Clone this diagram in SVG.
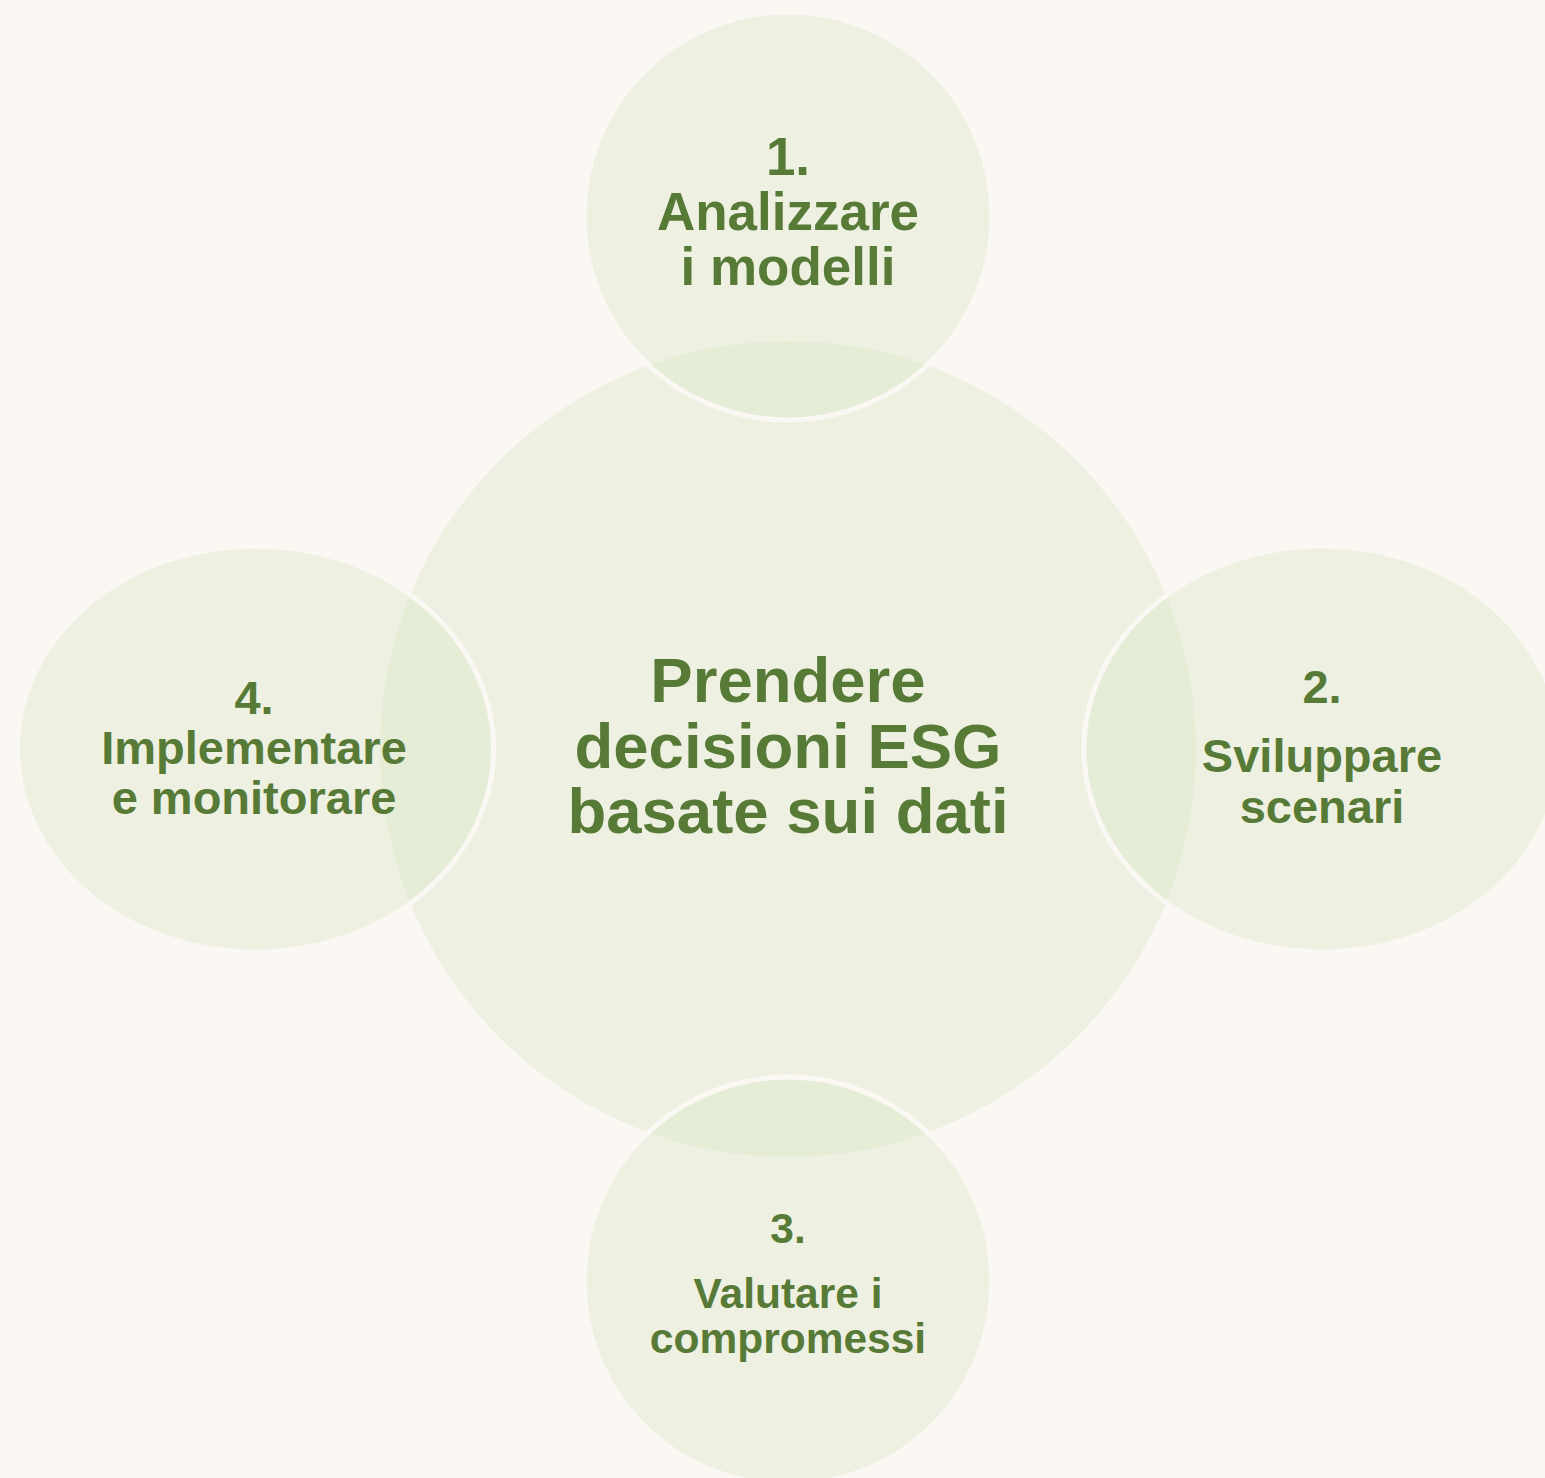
<svg xmlns="http://www.w3.org/2000/svg" width="1545" height="1478" viewBox="0 0 1545 1478">
<style>
.bg{fill:#fbf7f3}
.c{fill:#d0e3be;fill-opacity:0.3}
.sat{fill:#d0e3be;fill-opacity:0.3;stroke:#fbf7f3;stroke-width:5}
text{font-family:"Liberation Sans",Arial,sans-serif;font-weight:bold;fill:#587a37;text-anchor:middle}
.t0{font-size:63.5px}
.t1{font-size:53px}
.t2{font-size:47px}
.t3{font-size:42.5px}
</style>
<rect class="bg" x="0" y="0" width="1545" height="1478"/>
<g id="connectors"></g>
<g id="center">
<circle class="c" cx="788" cy="749" r="408"/>
<text class="t0" x="788" y="702">Prendere</text>
<text class="t0" x="788" y="768">decisioni ESG</text>
<text class="t0" x="788" y="833">basate sui dati</text>
</g>
<g id="step1">
<circle class="sat" cx="788" cy="216" r="204"/>
<text class="t1" x="788" y="175">1.</text>
<text class="t1" x="788" y="230">Analizzare</text>
<text class="t1" x="788" y="285">i modelli</text>
</g>
<g id="step2">
<ellipse class="sat" cx="1322" cy="749" rx="238" ry="203"/>
<text class="t2" x="1322" y="703">2.</text>
<text class="t2" x="1322" y="772">Sviluppare</text>
<text class="t2" x="1322" y="823">scenari</text>
</g>
<g id="step3">
<circle class="sat" cx="788" cy="1281" r="204"/>
<text class="t3" x="788" y="1243">3.</text>
<text class="t3" x="788" y="1308">Valutare i</text>
<text class="t3" x="788" y="1353">compromessi</text>
</g>
<g id="step4">
<ellipse class="sat" cx="255.5" cy="749" rx="238" ry="203"/>
<text class="t2" x="254" y="714">4.</text>
<text class="t2" x="254" y="764">Implementare</text>
<text class="t2" x="254" y="814">e monitorare</text>
</g>
</svg>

## [WHAT THIS TASK INVOLVES]
Give an exact copy of the material, leaving out every picture.

## [RESPONSE BELOW]
Clone this diagram in SVG.
<svg xmlns="http://www.w3.org/2000/svg" width="1545" height="1478" viewBox="0 0 1545 1478">
<style>
.bg{fill:#fbf7f3}
.c{fill:#d0e3be;fill-opacity:0.3}
.sat{fill:#d0e3be;fill-opacity:0.3;stroke:#fbf7f3;stroke-width:5}
text{font-family:"Liberation Sans",Arial,sans-serif;font-weight:bold;fill:#587a37;text-anchor:middle}
.t0{font-size:63.5px}
.t1{font-size:53px}
.t2{font-size:47px}
.t3{font-size:42.5px}
</style>
<rect class="bg" x="0" y="0" width="1545" height="1478"/>
<g id="connectors"></g>
<g id="center">
<circle class="c" cx="788" cy="749" r="408"/>
<text class="t0" x="788" y="702">Prendere</text>
<text class="t0" x="788" y="768">decisioni ESG</text>
<text class="t0" x="788" y="833">basate sui dati</text>
</g>
<g id="step1">
<circle class="sat" cx="788" cy="216" r="204"/>
<text class="t1" x="788" y="175">1.</text>
<text class="t1" x="788" y="230">Analizzare</text>
<text class="t1" x="788" y="285">i modelli</text>
</g>
<g id="step2">
<ellipse class="sat" cx="1322" cy="749" rx="238" ry="203"/>
<text class="t2" x="1322" y="703">2.</text>
<text class="t2" x="1322" y="772">Sviluppare</text>
<text class="t2" x="1322" y="823">scenari</text>
</g>
<g id="step3">
<circle class="sat" cx="788" cy="1281" r="204"/>
<text class="t3" x="788" y="1243">3.</text>
<text class="t3" x="788" y="1308">Valutare i</text>
<text class="t3" x="788" y="1353">compromessi</text>
</g>
<g id="step4">
<ellipse class="sat" cx="255.5" cy="749" rx="238" ry="203"/>
<text class="t2" x="254" y="714">4.</text>
<text class="t2" x="254" y="764">Implementare</text>
<text class="t2" x="254" y="814">e monitorare</text>
</g>
</svg>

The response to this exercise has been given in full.